Species of gastropod

Exomilus pentagonalis, common name the orange rib drillia, is a species of sea snail, a marine gastropod mollusk in the family Raphitomidae.

==Description==
The length of the shell attains 3.5 mm, its diameter 1.25 mm.

(Original description) The minute shell is telescope-shaped and rather thick. It contains 4 1/2 whorls without the protoconch. The protoconch is absent. The spire is gradated, the whorls straight-sided in the anterior three-fourths, and bevelled at an angle of 45° to the posterior suture, which is distinct and simple. The sculpture consists of five longitudinal ribs, continuous, narrow, erect and prominent. The interspaces are nearly flat, giving a pentagonal section. The spiral sculpture consists of Sublenticular inconspicuous longitudinal and spiral striae, which cross the ribs.
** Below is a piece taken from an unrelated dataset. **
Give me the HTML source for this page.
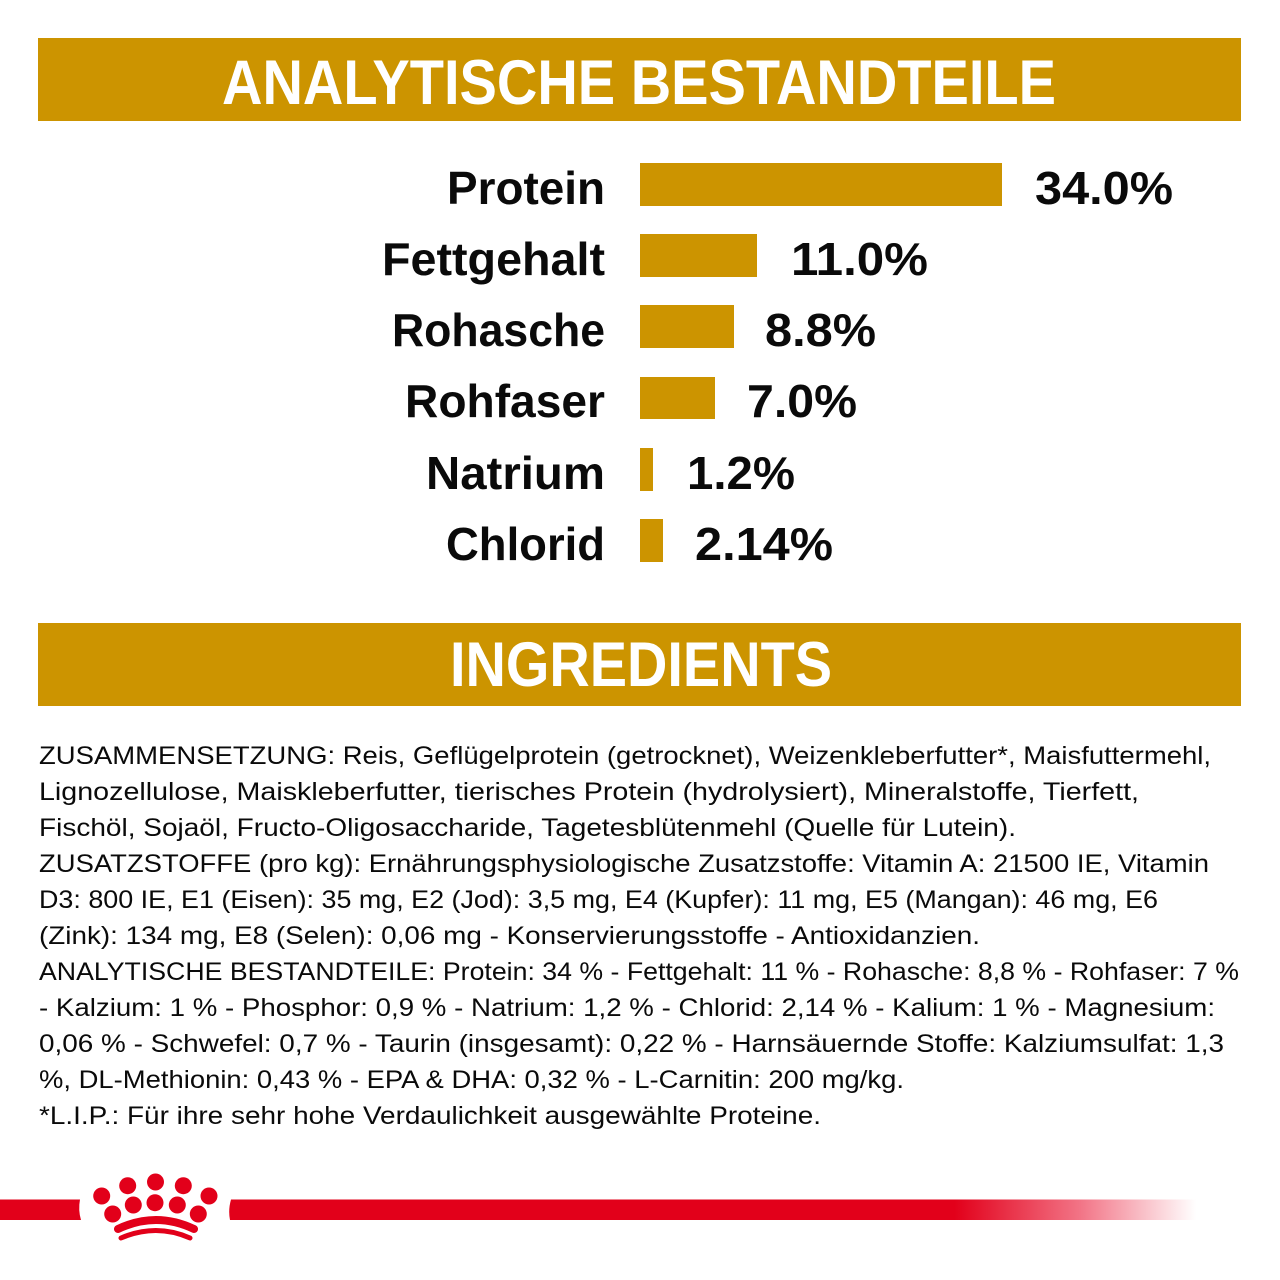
<!DOCTYPE html>
<html>
<head>
<meta charset="utf-8">
<style>
  html,body{margin:0;padding:0;background:#fff;}
  svg{display:block;}
  .h{font-family:"Liberation Sans",sans-serif;font-weight:bold;fill:#fff;font-size:63px;}
  .l{font-family:"Liberation Sans",sans-serif;font-weight:bold;fill:#0a0a0a;font-size:46px;}
  .t{font-family:"Liberation Sans",sans-serif;fill:#0a0a0a;font-size:25px;}
</style>
</head>
<body>
<svg width="1280" height="1280" viewBox="0 0 1280 1280" xmlns="http://www.w3.org/2000/svg">
  <rect x="0" y="0" width="1280" height="1280" fill="#fff"/>
  <!-- Header 1 -->
  <rect x="38" y="38" width="1203" height="83" fill="#CC9400"/>
  <text class="h" x="222" y="104" textLength="834" lengthAdjust="spacingAndGlyphs">ANALYTISCHE BESTANDTEILE</text>

  <!-- Bars -->
  <g fill="#CC9400">
    <rect x="640" y="163" width="362" height="43"/>
    <rect x="640" y="234" width="117" height="43"/>
    <rect x="640" y="305" width="94" height="43"/>
    <rect x="640" y="377" width="75" height="42"/>
    <rect x="640" y="448" width="13" height="43"/>
    <rect x="640" y="519" width="23" height="43"/>
  </g>
  <text class="l" x="447" y="204" textLength="158" lengthAdjust="spacingAndGlyphs">Protein</text>
  <text class="l" x="382" y="275" textLength="223" lengthAdjust="spacingAndGlyphs">Fettgehalt</text>
  <text class="l" x="392" y="346" textLength="213" lengthAdjust="spacingAndGlyphs">Rohasche</text>
  <text class="l" x="405" y="417" textLength="200" lengthAdjust="spacingAndGlyphs">Rohfaser</text>
  <text class="l" x="426" y="489" textLength="179" lengthAdjust="spacingAndGlyphs">Natrium</text>
  <text class="l" x="446" y="560" textLength="159" lengthAdjust="spacingAndGlyphs">Chlorid</text>

  <text class="l" x="1035" y="204" textLength="138" lengthAdjust="spacingAndGlyphs">34.0%</text>
  <text class="l" x="791" y="275" textLength="137" lengthAdjust="spacingAndGlyphs">11.0%</text>
  <text class="l" x="765" y="346" textLength="111" lengthAdjust="spacingAndGlyphs">8.8%</text>
  <text class="l" x="747" y="417" textLength="110" lengthAdjust="spacingAndGlyphs">7.0%</text>
  <text class="l" x="687" y="489" textLength="108" lengthAdjust="spacingAndGlyphs">1.2%</text>
  <text class="l" x="695" y="560" textLength="138" lengthAdjust="spacingAndGlyphs">2.14%</text>

  <!-- Header 2 -->
  <rect x="38" y="623" width="1203" height="83" fill="#CC9400"/>
  <text class="h" x="450" y="686" textLength="382" lengthAdjust="spacingAndGlyphs">INGREDIENTS</text>

  <!-- Ingredients text -->
  <text class="t" x="39" y="764" textLength="1172" lengthAdjust="spacingAndGlyphs">ZUSAMMENSETZUNG: Reis, Geflügelprotein (getrocknet), Weizenkleberfutter*, Maisfuttermehl,</text>
  <text class="t" x="39" y="800" textLength="1100" lengthAdjust="spacingAndGlyphs">Lignozellulose, Maiskleberfutter, tierisches Protein (hydrolysiert), Mineralstoffe, Tierfett,</text>
  <text class="t" x="39" y="836" textLength="977" lengthAdjust="spacingAndGlyphs">Fischöl, Sojaöl, Fructo-Oligosaccharide, Tagetesblütenmehl (Quelle für Lutein).</text>
  <text class="t" x="39" y="872" textLength="1170" lengthAdjust="spacingAndGlyphs">ZUSATZSTOFFE (pro kg): Ernährungsphysiologische Zusatzstoffe: Vitamin A: 21500 IE, Vitamin</text>
  <text class="t" x="39" y="908" textLength="1119" lengthAdjust="spacingAndGlyphs">D3: 800 IE, E1 (Eisen): 35 mg, E2 (Jod): 3,5 mg, E4 (Kupfer): 11 mg, E5 (Mangan): 46 mg, E6</text>
  <text class="t" x="39" y="944" textLength="941" lengthAdjust="spacingAndGlyphs">(Zink): 134 mg, E8 (Selen): 0,06 mg - Konservierungsstoffe - Antioxidanzien.</text>
  <text class="t" x="39" y="980" textLength="1200" lengthAdjust="spacingAndGlyphs">ANALYTISCHE BESTANDTEILE: Protein: 34 % - Fettgehalt: 11 % - Rohasche: 8,8 % - Rohfaser: 7 %</text>
  <text class="t" x="39" y="1016" textLength="1176" lengthAdjust="spacingAndGlyphs">- Kalzium: 1 % - Phosphor: 0,9 % - Natrium: 1,2 % - Chlorid: 2,14 % - Kalium: 1 % - Magnesium:</text>
  <text class="t" x="39" y="1052" textLength="1185" lengthAdjust="spacingAndGlyphs">0,06 % - Schwefel: 0,7 % - Taurin (insgesamt): 0,22 % - Harnsäuernde Stoffe: Kalziumsulfat: 1,3</text>
  <text class="t" x="39" y="1088" textLength="865" lengthAdjust="spacingAndGlyphs">%, DL-Methionin: 0,43 % - EPA &amp; DHA: 0,32 % - L-Carnitin: 200 mg/kg.</text>
  <text class="t" x="39" y="1124" textLength="782" lengthAdjust="spacingAndGlyphs">*L.I.P.: Für ihre sehr hohe Verdaulichkeit ausgewählte Proteine.</text>

  <!-- Red line -->
  <defs>
    <linearGradient id="rg" x1="230" y1="0" x2="1196" y2="0" gradientUnits="userSpaceOnUse">
      <stop offset="0" stop-color="#E2001A"/>
      <stop offset="0.75" stop-color="#E2001A"/>
      <stop offset="0.88" stop-color="#F27486"/>
      <stop offset="1" stop-color="#FFFFFF"/>
    </linearGradient>
  </defs>
  <path d="M0 1199.5 L80 1199.5 Q78 1210 81 1220 L0 1220 Z" fill="#E2001A"/>
  <path d="M231 1199.5 L1196 1199.5 L1196 1220 L230 1220 Q228 1210 231 1199.5 Z" fill="url(#rg)"/>

  <!-- Crown -->
  <g fill="#E2001A">
    <circle cx="155.5" cy="1182" r="8.5"/>
    <circle cx="127.7" cy="1185.7" r="8.5"/>
    <circle cx="183.3" cy="1185.7" r="8.5"/>
    <circle cx="101.7" cy="1196" r="8.5"/>
    <circle cx="209" cy="1196" r="8.5"/>
    <circle cx="133.3" cy="1205" r="8.5"/>
    <circle cx="155" cy="1202.7" r="8.5"/>
    <circle cx="177.3" cy="1205" r="8.5"/>
    <circle cx="112.7" cy="1214" r="8.5"/>
    <circle cx="198.3" cy="1214" r="8.5"/>
  </g>
  <path d="M118 1229 Q156 1211 194 1229" fill="none" stroke="#E2001A" stroke-width="8" stroke-linecap="round"/>
  <path d="M121 1238 Q156 1223 190 1238" fill="none" stroke="#E2001A" stroke-width="5" stroke-linecap="round"/>
</svg>
</body>
</html>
The body whorl shows five longitudinal ribs, squarely rhomboidal, angulated near the suture, and carinated at the periphery, the ribs having projecting points here, and the carina being curved between them. The body whorl is excavately contracted below. Scarcely visible sublenticular longitudinal striae in upper part; rather less obsolete spiral striae. These are more valid below the carina, where seven can be counted on the ventral aspect. The aperture is narrow, elongately oblong. The outer lip is varicosely thickened by a rib. The margin is thin, simple, and sharp, straight for four-sevenths of its length, between the angle and the carina, curved towards the notch in the lower two-sevenths, and containing a well marked sinus in the upper seventh, rather more than a semi-circle, not quite reaching to the suture. The columella is straight, slightly concave below. The inner lip is inconspicuous. Ornament unicoloured dull stony-white.

==Distribution==
This marine species is endemic to Australia and occurs off New South Wales, South Australia and Tasmania.